Location and Time
Lectures: Mon 8:00am-11:25am, Caoguangbiao High-Tech Building West, Room 503
Mon 7:30pm-9:10pm for second week
Course Description
This course will focus on information system penetration (hacking). The class will introduce basic theory for many different types of attacks; then we will actually carry them out in ’real-world’ settings. During the course, we will read and discuss papers written by professors as well as hackers. We will learn about different types of hacks and preform them. After learning how to execute such exploits and penetrate a network, we will discuss ways to protect a network from others exploiting the same vulnerabilities.
Course Prerequisites
- Recommended: introductory courses on Operating Systems, Computer Networking, OR Principles of Programming Languages.
Teaching Materials
-
There is no required textbook. All reading will be from papers which will be made available online. (Course materials will be similar to the course currently offered in Northwestern Univ: (http://www.cs.northwestern.edu/~ychen/classes/cs450-w13/)
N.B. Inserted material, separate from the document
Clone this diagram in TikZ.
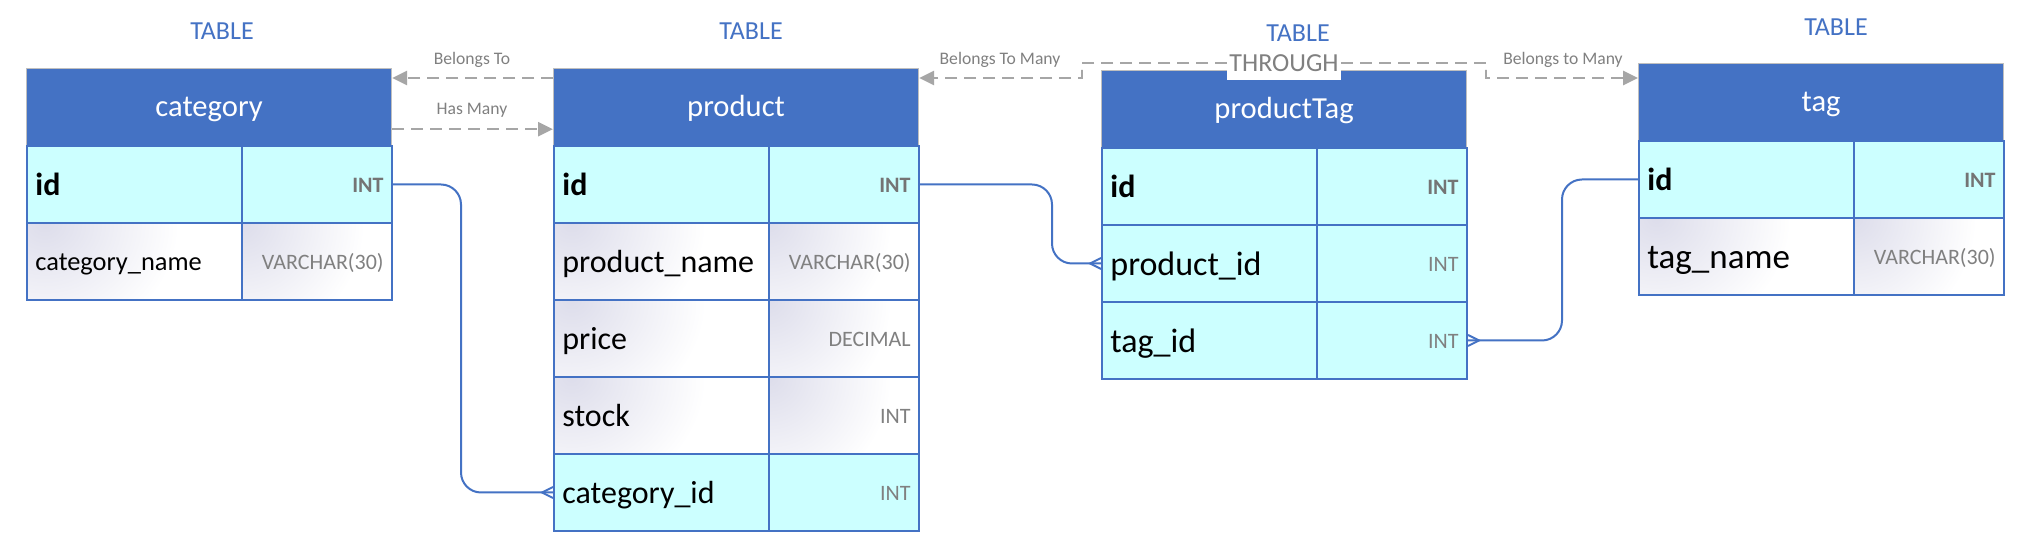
\documentclass[tikz,border=0pt]{standalone}
\usepackage{fontspec}
\setmainfont{Carlito}
\usetikzlibrary{arrows.meta}
\definecolor{tblue}{HTML}{4472C4}
\definecolor{keycyan}{HTML}{CCFFFF}
\definecolor{lav}{HTML}{DDDDEB}
\definecolor{hdrborder}{HTML}{BFBFBF}
\definecolor{typegray}{HTML}{808080}
\definecolor{ktypegray}{HTML}{747474}
\definecolor{relgray}{HTML}{A6A6A6}
\definecolor{lblgray}{HTML}{808080}
\pgfdeclareradialshading{lavfade}{\pgfpoint{0bp}{0bp}}{color(0bp)=(lav); color(17bp)=(white); color(50bp)=(white)}
\newcommand\fsz[1]{\fontsize{#1pt}{#1pt}\selectfont}
\newcommand\dbrow[8]{%
  \node[#4, minimum width=107.5pt] (#1n) at (#2,#3) {};
  \node[#4, minimum width=75pt] (#1t) at (#2+215,#3) {};
  \node[#5, anchor=west] (#1f) at ([xshift=4.5pt]#1n.west) {#6};
  \node[#7, anchor=east] (#1y) at ([xshift=-4.5pt]#1t.east) {#8};
}
\tikzset{
  hdr/.style={anchor=north west, fill=tblue, draw=hdrborder, line width=0.6pt,
    text=white, font=\fsz{15.3}, text height=0.6*15.3pt, text depth=0pt,
    minimum width=182.5pt, minimum height=38.5pt, inner sep=0pt},
  keycell/.style={anchor=north west, minimum height=38.5pt, inner sep=0pt,
    draw=tblue, line width=1pt, fill=keycyan},
  plaincell/.style={anchor=north west, minimum height=38.5pt, inner sep=0pt,
    draw=tblue, line width=1pt, fill=white,
    path picture={\shade[shading=lavfade]
      (path picture bounding box.north west) circle (90pt);}},
  fld/.style={font=\fsz{#1}, text height=0.7*#1pt, text depth=0pt, inner sep=0pt},
  kfld/.style={fld=#1, font=\bfseries\fsz{#1}},
  typ/.style={fld=11, text=typegray},
  ktyp/.style={fld=11, font=\bfseries\fsz{11}, text=ktypegray},
  tbllbl/.style={text=tblue, font=\fsz{13}, inner sep=0pt},
  rel/.style={draw=relgray, line width=1.3pt, dash pattern=on 6pt off 3.5pt,
    -{Triangle[length=7.5pt,width=7pt]}},
  rellbl/.style={fld=8.8, text=lblgray},
  fk/.style={draw=tblue, line width=1pt, rounded corners=10pt},
  foot/.style={draw=tblue, line width=1pt},
}
\begin{document}
\begin{tikzpicture}[x=0.5pt,y=-0.5pt]
\useasboundingbox[fill=white] (0,0) rectangle (2026,549);

% TABLE labels
\node[tbllbl] (catlbl) at (222,31) {TABLE};
\node[tbllbl] (prdlbl) at (751,31) {TABLE};
\node[tbllbl] (ptglbl) at (1298,33) {TABLE};
\node[tbllbl] (taglbl) at (1836,27) {TABLE};

% headers
\node[hdr] (cath) at (26,68) {category};
\node[hdr] (prdh) at (553,68) {product};
\node[hdr] (ptgh) at (1101,70) {productTag};
\node[hdr] (tagh) at (1638,63) {tag};

% category rows
\dbrow{cat1}{26}{145}{keycell}{kfld=16}{id}{ktyp}{INT}
\dbrow{cat2}{26}{222}{plaincell}{fld=13.2}{category\_name}{typ}{VARCHAR(30)}

% product rows
\dbrow{prd1}{553}{145}{keycell}{kfld=16}{id}{ktyp}{INT}
\dbrow{prd2}{553}{222}{plaincell}{fld=16}{product\_name}{typ}{VARCHAR(30)}
\dbrow{prd3}{553}{299}{plaincell}{fld=16}{price}{typ}{DECIMAL}
\dbrow{prd4}{553}{376}{plaincell}{fld=16}{stock}{typ}{INT}
\dbrow{prd5}{553}{453}{keycell}{fld=16}{category\_id}{typ}{INT}

% productTag rows
\dbrow{ptg1}{1101}{147}{keycell}{kfld=16}{id}{ktyp}{INT}
\dbrow{ptg2}{1101}{224}{keycell}{fld=17}{product\_id}{typ}{INT}
\dbrow{ptg3}{1101}{301}{keycell}{fld=17}{tag\_id}{typ}{INT}

% tag rows
\dbrow{tag1}{1638}{140}{keycell}{kfld=16}{id}{ktyp}{INT}
\dbrow{tag2}{1638}{217}{plaincell}{fld=17.5}{tag\_name}{typ}{VARCHAR(30)}

% relations (dashed)
\draw[rel] ([yshift=-5pt]prdh.north west) -- ([yshift=-5pt]cath.north east);
\draw[rel] ([yshift=8.5pt]cath.south east) -- ([yshift=8.5pt]prdh.south west);
\node[rellbl] (lblbt) at (472,58) {Belongs To};
\node[rellbl] (lblhm) at (472,108) {Has Many};

\coordinate (thr) at (1284,63);
\coordinate (bL) at (1082,70);
\coordinate (bR) at (1486,70);
\draw[rel] (thr) -| (bL) |- ([yshift=-5pt]prdh.north east);
\draw[rel] (thr) -| (bR) |- ([yshift=-7.5pt]tagh.north west);
\node[rellbl] (lblbtm) at (1000,58) {Belongs To Many};
\node[rellbl] (lblbtm2) at (1563,58) {Belongs to Many};
\node[fill=white, text=typegray, font=\fsz{13}, text height=0.65*13pt,
  text depth=0.25*13pt, inner xsep=1pt, inner ysep=1pt, anchor=base]
  (thrlbl) at ([yshift=-4.2pt]thr) {THROUGH};

% foreign keys
\coordinate (k1) at (461,0);
\coordinate (k2) at (1052,0);
\coordinate (k3) at (1562,0);
\draw[fk] (cat1t.east) -| (k1 |- prd5n.west) -- (prd5n.west);
\draw[foot] ([yshift=2.75pt]prd5n.west) -- ([xshift=-5.5pt]prd5n.west) -- ([yshift=-2.75pt]prd5n.west);
\draw[fk] (prd1t.east) -| (k2 |- ptg2n.west) -- (ptg2n.west);
\draw[foot] ([yshift=2.75pt]ptg2n.west) -- ([xshift=-5.5pt]ptg2n.west) -- ([yshift=-2.75pt]ptg2n.west);
\draw[fk] (tag1n.west) -| (k3 |- ptg3t.east) -- (ptg3t.east);
\draw[foot] ([yshift=2.75pt]ptg3t.east) -- ([xshift=5.5pt]ptg3t.east) -- ([yshift=-2.75pt]ptg3t.east);
\end{tikzpicture}
\end{document}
- Recommended books, references and websites
- Network
Security - Private Communication in a Public
World, by Charlie
Kaufman, Radia Perlman and Mike Speciner, 2nd Edition,
Prentice Hall, 2002
- Cryptography and
Network Security, by William Stallings, 4th
Edition, Prentice Hall, 2006
- Firewalls and
Internet Security: Repelling the Wily Hacker, 2nd
edition, by William
R. Cheswick, Steven
M. Bellovin, and
Aviel D. Rubin,
Addison Wesley, 2003
- An encyclopedia of DDoS by Dave Dittrich at Univ.
of Washington
is here.
Grading Policy
No exams for this class.
- Class participation 10%
- Paper reading summary 10%
- In class paper presentation and debate 25%
- Project (including proposal, presentation and report) 55%
Projects
-
Projects (done in groups of size 2+) are a critical component of this course. Your goal is to design, build and evaluate interesting systems that address issues, solve problems and exploit techniques from classroom discussions and readings.
-
Projects must be written up in a term paper and teams will present their results at the end of the course in a mini-conference and write up a report. The list of potential ideas for projects are on Project Section. Feel free to use one, propose something completely different, or refine one of these into your own idea.